Однажды, когда он вместе с другими реформатами выдерживал осаду в замке святого Андрея, все они собрались на общую молитву. Проповедник, окончив свое напутственное слово к присутствовавшим там передовым борцам за дело Реформации, вдруг сказал, что среди них также, вероятно, найдутся люди, способные проповедовать. Всякий человек с сердцем и дарованиями священника должен в настоящее время проповедовать, и один из них – имя его Джон Нокс – имеет именно такие дарования и такое сердце. «Разве не так? – спросил проповедник, обращаясь ко всем. – В чем же заключается в таком случае его долг?» Присутствовавшие ответили утвердительно: если бы такой человек продолжал хранить молчание, то это было бы так же преступно, как покинуть свой пост. Бедному Ноксу пришлось встать со своего места и отвечать; но он не мог произнести ни одного слова – слезы хлынули у него ручьем, и он бросился вон из капеллы. Эту сцену следует вспоминать чаще.
В продолжение нескольких дней Нокс испытывал крайне тяжелое состояние. Он чувствовал, как ничтожны были его способности по сравнению с величием новой обязанности. Он чувствовал, какое крещение он должен был проповедовать теперь. И он «заливался слезами».
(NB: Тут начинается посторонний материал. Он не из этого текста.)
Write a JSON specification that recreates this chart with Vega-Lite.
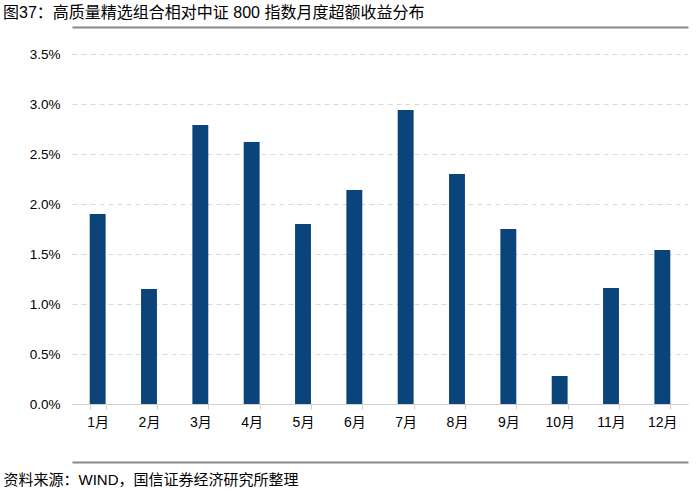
{
  "$schema": "https://vega.github.io/schema/vega-lite/v6.json",
  "autosize": "pad",
  "bounds": "flush",
  "spacing": 38,
  "padding": {"left": 3, "top": 5, "right": 12, "bottom": 5},
  "background": "white",
  "config": {
    "font": "Liberation Sans, Noto Sans CJK SC, sans-serif",
    "view": {"stroke": null}
  },
  "title": {
    "text": "图37：高质量精选组合相对中证 800 指数月度超额收益分布",
    "anchor": "start",
    "frame": "group",
    "dx": -69,
    "offset": 6,
    "fontSize": 16,
    "fontWeight": "normal",
    "color": "#000000",
    "font": "Liberation Sans, Noto Sans CJK SC, sans-serif"
  },
  "data": {
    "values": [
      {"month": "1月", "value": 0.0190},
      {"month": "2月", "value": 0.0115},
      {"month": "3月", "value": 0.0279},
      {"month": "4月", "value": 0.0262},
      {"month": "5月", "value": 0.0180},
      {"month": "6月", "value": 0.0214},
      {"month": "7月", "value": 0.0294},
      {"month": "8月", "value": 0.0230},
      {"month": "9月", "value": 0.0175},
      {"month": "10月", "value": 0.0028},
      {"month": "11月", "value": 0.0116},
      {"month": "12月", "value": 0.0154}
    ]
  },
  "vconcat": [
    {
      "width": 616,
      "height": 350,
      "layer": [
        {
          "mark": {"type": "bar", "color": "#0a447a"},
          "encoding": {
            "x": {
              "field": "month",
              "type": "nominal",
              "sort": null,
              "scale": {"paddingInner": 0.69, "paddingOuter": 0.345},
              "axis": {
                "orient": "bottom",
                "title": null,
                "labelAngle": 0,
                "labelFontSize": 14,
                "labelColor": "#000000",
                "labelPadding": 6,
                "domainColor": "#d0d0d0",
                "tickColor": "#d0d0d0",
                "tickBand": "extent",
                "tickSize": 5,
                "grid": false
              }
            },
            "y": {
              "field": "value",
              "type": "quantitative",
              "scale": {"domain": [0, 0.035], "nice": false},
              "axis": {
                "title": null,
                "format": ".1%",
                "values": [0, 0.005, 0.01, 0.015, 0.02, 0.025, 0.03, 0.035],
                "labelFontSize": 13.5,
                "labelColor": "#000000",
                "labelPadding": 12,
                "domain": false,
                "ticks": false,
                "grid": true,
                "gridColor": "#d9d9d9",
                "gridDash": [5, 4],
                "gridWidth": 1
              }
            }
          }
        },
        {
          "mark": {"type": "bar", "opacity": 0},
          "encoding": {
            "x": {
              "field": "month",
              "type": "nominal",
              "sort": null,
              "axis": {
                "orient": "top",
                "offset": 27,
                "title": null,
                "labels": false,
                "ticks": false,
                "domain": true,
                "domainColor": "#888888",
                "domainWidth": 2
              }
            },
            "y": {"field": "value", "type": "quantitative", "axis": null}
          }
        }
      ],
      "resolve": {"axis": {"x": "independent", "y": "independent"}}
    },
    {
      "width": 616,
      "height": 0,
      "mark": {"type": "bar", "opacity": 0},
      "encoding": {
        "x": {
          "field": "month",
          "type": "nominal",
          "sort": null,
          "axis": {
            "orient": "bottom",
            "labels": false,
            "ticks": false,
            "domainColor": "#888888",
            "domainWidth": 2,
            "title": "资料来源：WIND，国信证券经济研究所整理",
            "titleFontSize": 15,
            "titleFontWeight": "normal",
            "titleColor": "#000000",
            "titleAnchor": "start",
            "titleAlign": "left",
            "titleX": -69,
            "titleY": 10,
            "titleBaseline": "top"
          }
        }
      }
    }
  ]
}
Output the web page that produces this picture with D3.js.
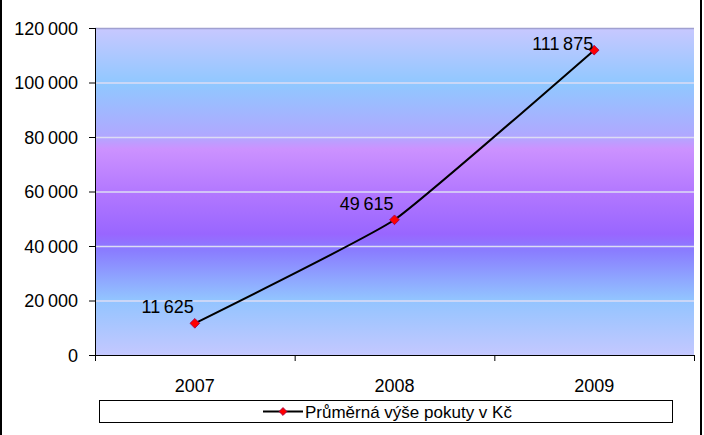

Наша общая характеристика героя как человека прежде всего искреннего вполне применима и к Ноксу. Никто не может отрицать, что, каковы бы ни были вообще его достоинства и недостатки, он принадлежит к числу самых правдивых людей. Благодаря какому-то особенному инстинкту он всегда тяготеет к истине и факту. Одна только истина существует для него в этом мире, а все остальное – призрак и обманчивое ничто. Какой бы жалкой и всеми позабытой ни казалась действительность, в ней, и только в ней, он мог найти для себя точку опоры. После взятия замка Святого Андрея Нокс вместе с другими был сослан, как каторжник, на галеры, плававшие по реке Луаре. И вот здесь однажды какой-то офицер или священник, поставив перед галерниками образ Богоматери, потребовал, чтобы они, богохульники-еретики, преклонились перед ним. «Мать, Матерь Божия, говорите вы?» – сказал Нокс, когда очередь дошла до него. «Нет, вовсе не Матерь Божия! Это – pented bredd – кусок раскрашенного дерева, говорю я вам! Он приспособлен скорее для того, чтобы плавать, по моему мнению, чем для того, чтобы ему поклонялись», – прибавил Нокс и бросил икону в реку. Такое издевательство не могло, конечно, обойтись без самых суровых последствий. Но каковы бы ни были последствия, Нокс не мог изменить своему убеждению: икона, перед которой его заставляли преклониться, для него была и должна была оставаться действительно pented bredd. Поклоняться же куску раскрашенного дерева он был не в силах.
В самые трудные минуты подневольной жизни он ободрял и увещевал своих товарищей не падать духом. Он говорил, что дело, за которое они борются, – справедливое дело, что оно обязательно должно восторжествовать и восторжествует; целый мир не мог бы затушить его теперь. Действительность есть дело рук Божиих, она одна только всесильна. Немало найдется всяких pented bredd, предъявляющих свои притязания на реальность, тогда как они приспособлены скорее для плавания, чем для почитания! Этот Нокс поистине мог жить только фактом. Он цепляется за действительность, как моряк, потерпевший кораблекрушение, за скалу. Он представляет прекрасный пример того, как человек благодаря именно искренности становится героем.
Да, Нокс обладал великим даром. У него был хороший, честный ум, но не трансцендентного склада. В этом отношении он представляется довольно-таки узким, незначительным человеком по сравнению с Лютером. Но по глубоко прочувствованной, инстинктивной приверженности к истине, по искренности, как мы говорим, нет никого выше его; мало того, можно даже спросить, есть ли кто равный ему? В нем билось настоящее пророческое сердце. «Здесь покоится, – сказал граф Мортон на его могиле, – тот, кто никогда не боялся лица человеческого». Он более чем кто-либо другой из передовых деятелей нового времени напоминает древнееврейского пророка. Та же непреклонность, нетерпимость, суровая приверженность истине Господа, производящая впечатление некоторой узости, тот же беспощадный гнев, обрушивающийся во имя Господа на голову всех, покидающих истину. Одним словом, перед нами древнееврейский пророк в обличье эдинбургского министра XVI века. Мы должны брать его таким, как он есть, и не требовать, чтобы он был иным.